Victory for State-Funded Hate Speech at UMass
Jew Haters Celebrate
A Massachusetts state court has refused to block the University of Massachusetts, Amherst from hosting an anti-Semitic panel featuring Linda Sarsour and Roger Waters. The court’s opinion recognized that “[t]he Verified Complaint and supporting legal papers reflect a genuine concern by the plaintiff students who filed this motion that the panel discussion will engender anti-Semitism.” Unfortunately, the court also ruled that Plaintiffs had a very high bar to overcome before the court could order the antisemitic event off campus. They had to prove that the speakers were likely to incite or produce “imminent lawless action” at the event, or that “any expected speaker has personally threatened any of the Plaintiffs with physical harm or any other type of harm.”
Anti-Israel hate groups like Jewish Voice for Peace have attempted to mischaracterize this lawsuit as an attack on their First Amendment rights. But, according to Karen Hurvitz, the attorney who filed the lawsuit on behalf of Jewish students, the lawsuit never challenged their rights to engage in free speech. It challenged the use of taxpayer monies to pay for discriminatory hate speech. Private individuals like Linda Sarsour are free to advocate for discrimination against Jews, and even for the destruction of the Jewish state. The Plaintiffs never tried to restrain that freedom. But government entities, like UMass Amherst, should not be free to involve themselves in private discrimination by placing their power, property, and prestige at Sarsour’s disposal.

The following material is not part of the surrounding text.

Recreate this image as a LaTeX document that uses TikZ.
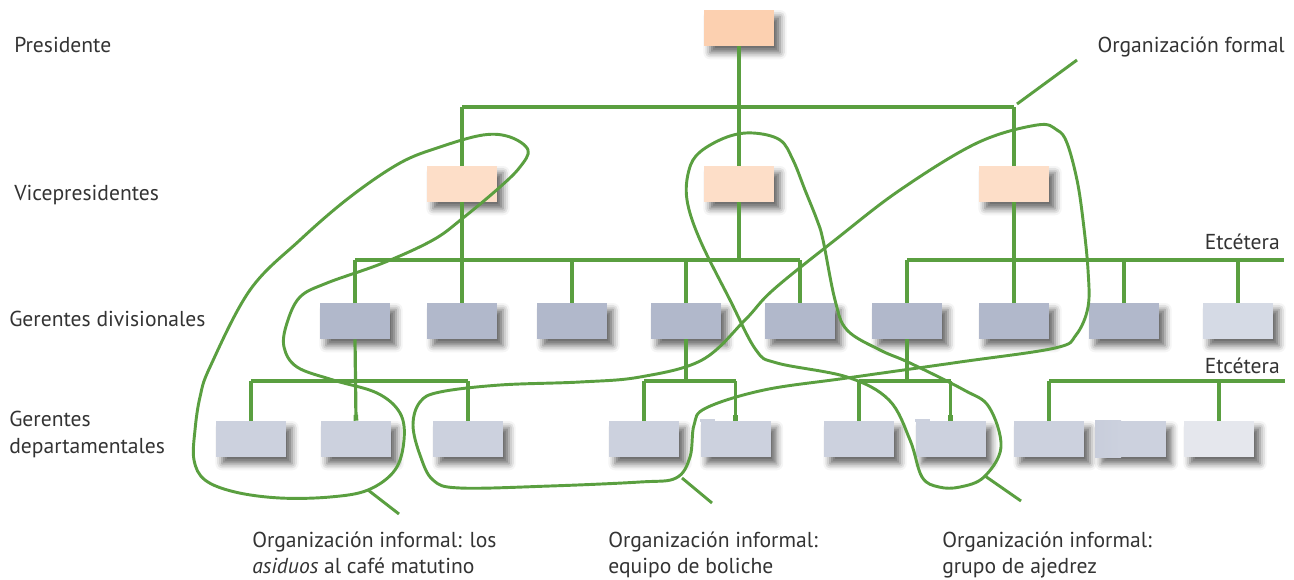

“The decision by the court to allow tax payer funds to host a panel of nationally known anti-Semitic haters is a victory for state-sponsored hate speech,” said Dr. Charles Jacobs, President of Americans for Peace and Tolerance.
The event might proceed as planned, but the University of Massachusetts, as a state entity, should be held to account for any violations of the Fourteenth Amendment and anti-discrimination laws that happen as a result.